§ **Supplied data**
- - -
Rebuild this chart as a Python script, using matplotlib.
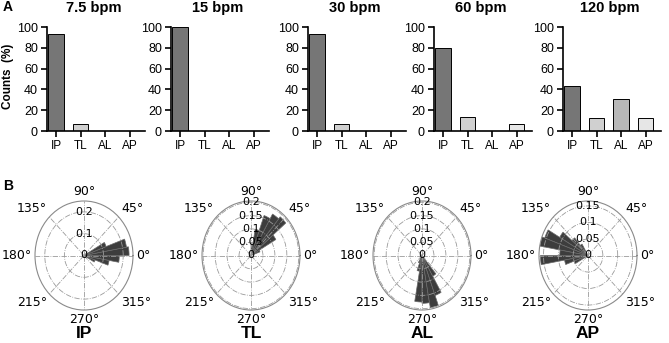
- - -
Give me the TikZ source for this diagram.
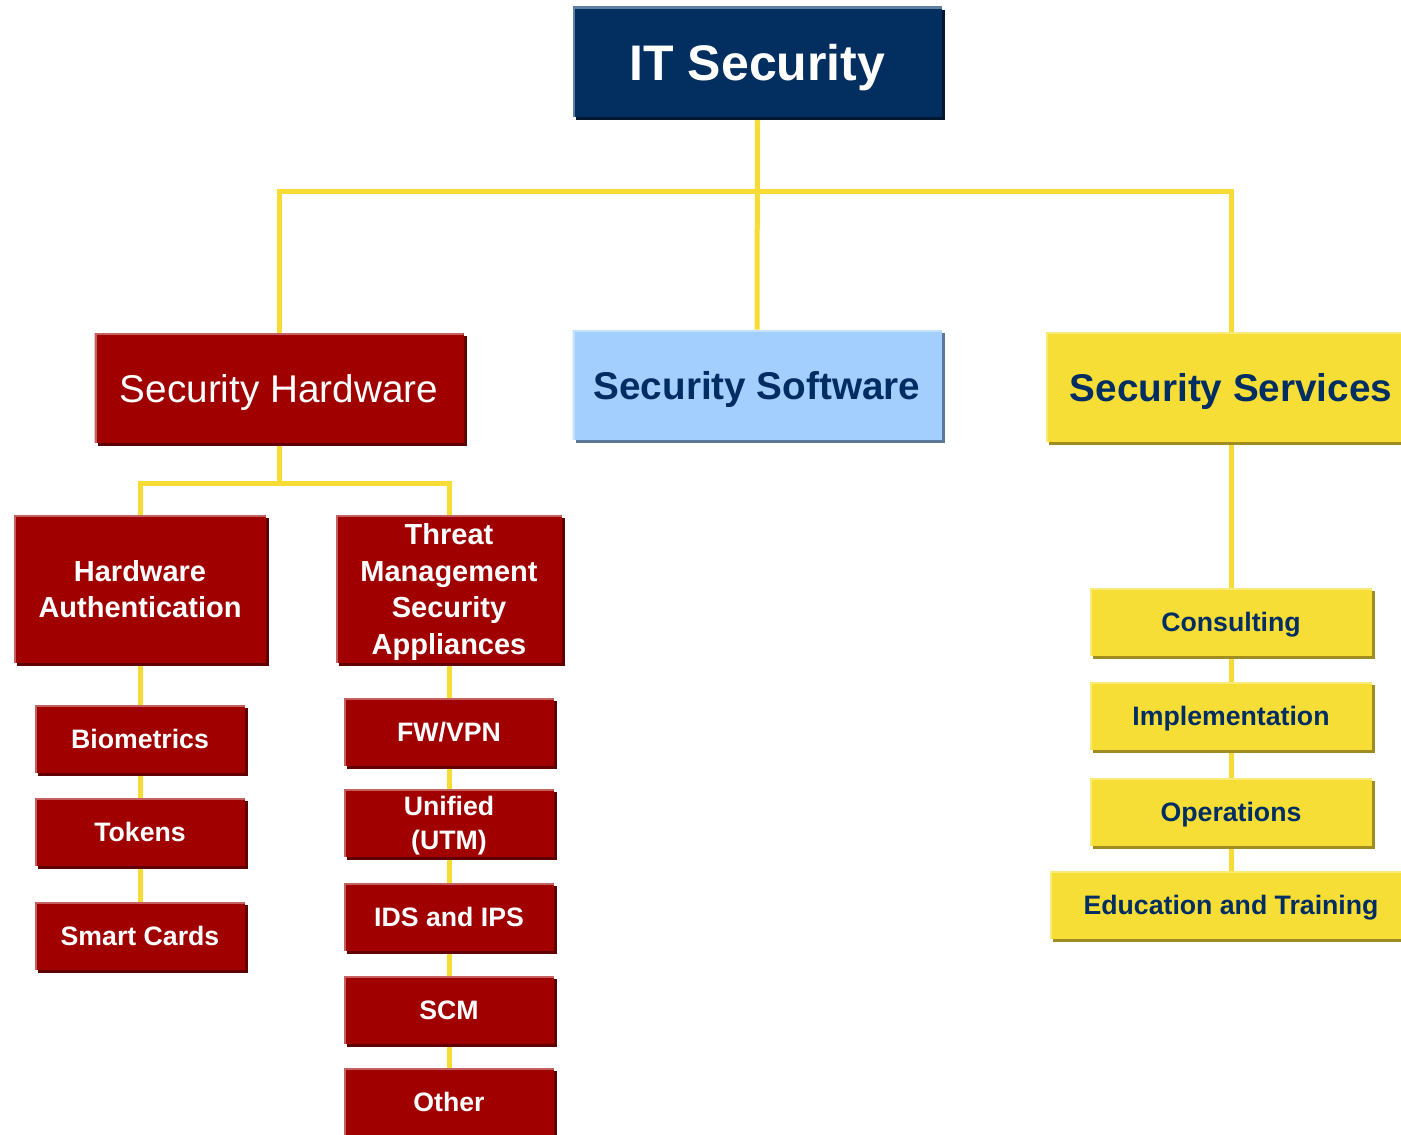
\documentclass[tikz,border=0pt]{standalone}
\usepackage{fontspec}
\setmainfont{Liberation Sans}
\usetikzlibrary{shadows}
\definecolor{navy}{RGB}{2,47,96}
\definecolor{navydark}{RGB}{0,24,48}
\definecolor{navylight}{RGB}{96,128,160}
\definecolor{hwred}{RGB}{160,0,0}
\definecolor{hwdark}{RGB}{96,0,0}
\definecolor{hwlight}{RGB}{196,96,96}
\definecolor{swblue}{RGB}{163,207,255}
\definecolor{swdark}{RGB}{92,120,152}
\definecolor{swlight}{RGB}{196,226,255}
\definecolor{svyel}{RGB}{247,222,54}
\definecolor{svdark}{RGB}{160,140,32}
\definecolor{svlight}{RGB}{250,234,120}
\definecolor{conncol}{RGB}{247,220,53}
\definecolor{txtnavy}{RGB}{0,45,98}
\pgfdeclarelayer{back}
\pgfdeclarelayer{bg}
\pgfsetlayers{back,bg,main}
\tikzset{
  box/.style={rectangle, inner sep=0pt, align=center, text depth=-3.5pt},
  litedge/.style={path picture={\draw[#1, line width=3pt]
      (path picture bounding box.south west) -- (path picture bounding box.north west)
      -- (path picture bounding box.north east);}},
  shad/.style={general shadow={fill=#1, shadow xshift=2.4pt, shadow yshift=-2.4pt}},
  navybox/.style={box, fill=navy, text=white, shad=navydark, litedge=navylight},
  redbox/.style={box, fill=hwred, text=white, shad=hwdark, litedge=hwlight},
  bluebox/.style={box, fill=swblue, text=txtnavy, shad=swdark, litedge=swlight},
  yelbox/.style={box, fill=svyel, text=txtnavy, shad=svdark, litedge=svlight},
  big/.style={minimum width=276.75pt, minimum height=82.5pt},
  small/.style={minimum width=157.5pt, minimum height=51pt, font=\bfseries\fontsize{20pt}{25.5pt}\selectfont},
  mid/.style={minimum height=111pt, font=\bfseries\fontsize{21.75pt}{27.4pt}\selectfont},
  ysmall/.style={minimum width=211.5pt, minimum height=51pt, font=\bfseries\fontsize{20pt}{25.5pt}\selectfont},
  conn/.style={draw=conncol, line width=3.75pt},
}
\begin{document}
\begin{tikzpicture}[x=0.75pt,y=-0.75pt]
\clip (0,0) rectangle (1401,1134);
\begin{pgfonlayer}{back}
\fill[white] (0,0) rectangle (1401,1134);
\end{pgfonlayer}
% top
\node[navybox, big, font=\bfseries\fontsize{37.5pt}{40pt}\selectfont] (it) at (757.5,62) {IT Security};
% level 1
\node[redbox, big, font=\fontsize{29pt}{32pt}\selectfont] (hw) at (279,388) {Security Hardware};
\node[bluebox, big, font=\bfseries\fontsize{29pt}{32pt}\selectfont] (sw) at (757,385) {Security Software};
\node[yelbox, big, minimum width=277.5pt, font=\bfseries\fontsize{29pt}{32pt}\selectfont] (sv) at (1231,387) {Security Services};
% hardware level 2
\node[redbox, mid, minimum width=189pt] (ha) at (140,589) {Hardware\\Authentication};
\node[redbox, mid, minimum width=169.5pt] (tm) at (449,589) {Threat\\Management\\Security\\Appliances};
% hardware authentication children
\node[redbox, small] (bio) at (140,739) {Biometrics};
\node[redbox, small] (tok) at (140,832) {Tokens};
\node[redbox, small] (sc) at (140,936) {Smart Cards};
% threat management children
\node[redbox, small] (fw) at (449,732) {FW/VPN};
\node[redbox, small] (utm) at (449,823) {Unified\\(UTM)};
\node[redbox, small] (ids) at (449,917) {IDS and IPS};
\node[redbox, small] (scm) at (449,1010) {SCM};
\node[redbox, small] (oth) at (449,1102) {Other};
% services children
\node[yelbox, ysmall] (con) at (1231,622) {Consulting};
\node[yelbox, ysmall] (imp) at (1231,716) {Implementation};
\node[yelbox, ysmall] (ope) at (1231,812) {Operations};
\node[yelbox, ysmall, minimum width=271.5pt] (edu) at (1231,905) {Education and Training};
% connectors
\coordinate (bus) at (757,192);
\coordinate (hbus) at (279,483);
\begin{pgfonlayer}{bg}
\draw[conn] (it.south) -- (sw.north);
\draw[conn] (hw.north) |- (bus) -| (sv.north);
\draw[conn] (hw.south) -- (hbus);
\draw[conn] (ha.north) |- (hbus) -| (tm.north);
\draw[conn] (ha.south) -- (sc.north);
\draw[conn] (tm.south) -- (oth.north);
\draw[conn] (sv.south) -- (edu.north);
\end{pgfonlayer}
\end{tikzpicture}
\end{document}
- - -
§ **Given problem**
Scan the listing above and copy all lines containing the word "this".

§ **Expected output**
Rebuild this chart as a Python script, using matplotlib.
Give me the TikZ source for this diagram.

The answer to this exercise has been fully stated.